Regarding the "polar" station of the great luminary early astronomers identified as Saturn:
I gave the benefit of the doubt to the north celestial pole, while emphasizing over the years that ancient language itself does not permit you to distinguish between north, south, east or west in translations of early texts. The language of modern geographic directions came relatively late. The original language arose from COSMOGRAPHY, based primarily on relative positions of celestial bodies and the unique formations around them in the celestial theater. Right and left, above and below (supplemented by "extreme below," which I'll have to explain), upper and lower, front and back, base and summit, center (axis, axle) and boundary, inside and outside, etc. Eventually these words describing relative positions were applied to the sacred directions of kingdom on earth, which quickly confused the picture. Geographically, "up" and "down" do not have the same references in Egypt and Mesopotamia, for example, despite the fact that the original directional language of the two cultures is surprisingly consistent.
One reason the Pyramid Texts now appear to be largely gibberish is the habit of translators in using familiar geographic interpretations rather than the original, more literal meanings of words. "Left, " the region of celestial "growing bright" in the daily cycle, will be translated as east, and the literal "growing bright" of the primeval sun will be translated as rising; and the literal mountain of fire and light, reaching upward to the center of heaven, will be translated as horizon.
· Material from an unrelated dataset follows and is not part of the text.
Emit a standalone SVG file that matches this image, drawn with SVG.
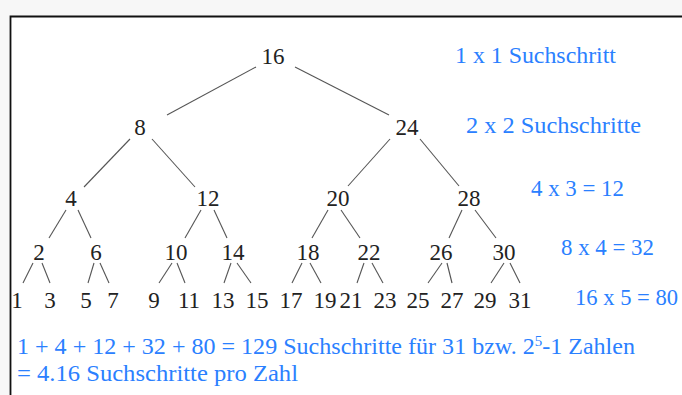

And there you have it. "Ra rises in the eastern horizon." The translation is simple and obvious, except for the fact that it can only lead to contradictions and cannot be correct.
So where did the formations being documented by Anthony Peratt originate? It may surprise those who've begun to follow Peratt's independent investigation to know that when I first forwarded to him a set of images including the now-famous "chain of arrows," "backbone of the sky (ladder of heaven)," and "eye mask," I stated in no uncertain terms that these formations were seen in the south. They all belong to a phase (phases, really) that I called "displacement" or "wandering."
Therefore, the issue as to where the station of the original polar sun might have been can remain open. When Manilius said of Saturn that the god was "thrown down to the opposite end of the world axis," it could be that he left a telling clue as to the god's original location.